The highest prevalence of Chrysops species reported in the entire study was 916 (70.5%) observed during the late rainy season while 137 (10.6%) was found during the late dry season (p<0.05). The rainy season provided a more conducive environment for the breeding of the flies due to the presence of high moisture, humidity and very low temperature (Wanji et al., 2002; Squitier, 2011). This observation was further confirmed by Ahmed et al. (2005) who generally collected more flies 1431 (85%) during the wet season than 250 (15%) in the dry season.

As mentioned earlier, peak prevalence was reported in the present study during the late rainy season, this contradicts the observation of Ahmed et al. (2005) who found peak abundance of Chrysops in the early dry season in their studies of some biting flies in Southern kaduna, Nigeria. The difference in peak abundance could be due to climatic difference between Akamkpa community located in Southern Nigeria while Kaduna is in Northern Nigeria. The cold harmattan wind of the early dry season associated with low temperature contributed to the peak abundance in Kaduna compared to the peak prevalence observed during the late rainy season in the present study.

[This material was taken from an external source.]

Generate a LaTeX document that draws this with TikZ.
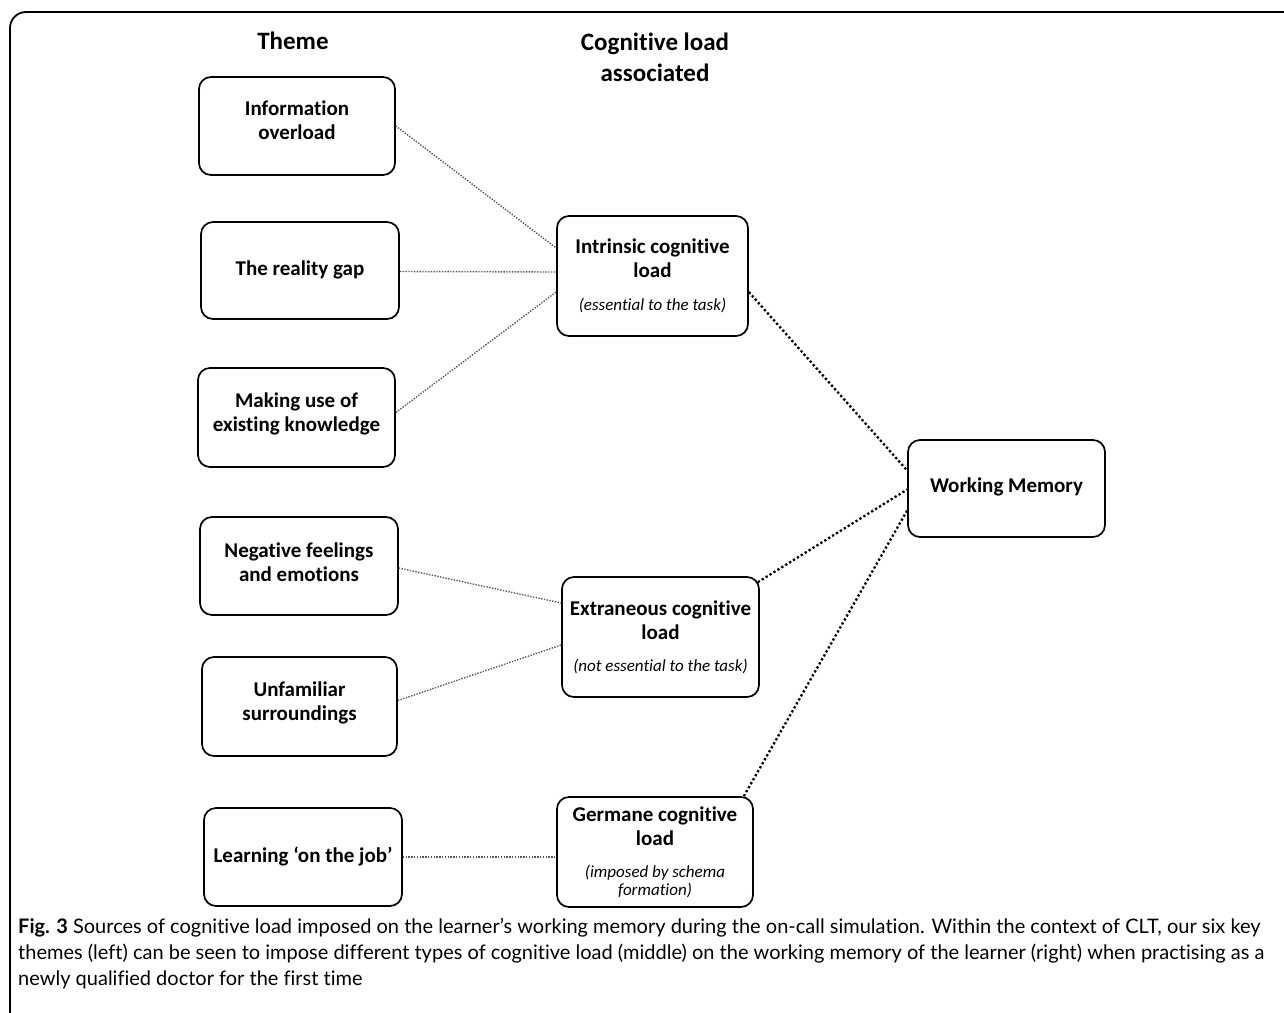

From this study, it could be inferred that the occurrence and distribution of Chrysops in the study area was influenced by the time of the day, month of the year and the season. A knowledge of the occurrence and distribution of the vector and its transmission potentials of human loiasis in these villages, will assist officials of Community-Directed Treatment with lvermectin (CDTI) programme in their distribution of the drug to villages in Akamkpa community. Recently, it has also been found that there is adverse drug reaction in areas where there is coexistence of human loiasis and onchoceriasis. This study will help in proper management of patients with both loiasis and onchocerciasis when ivermectin is administered to them.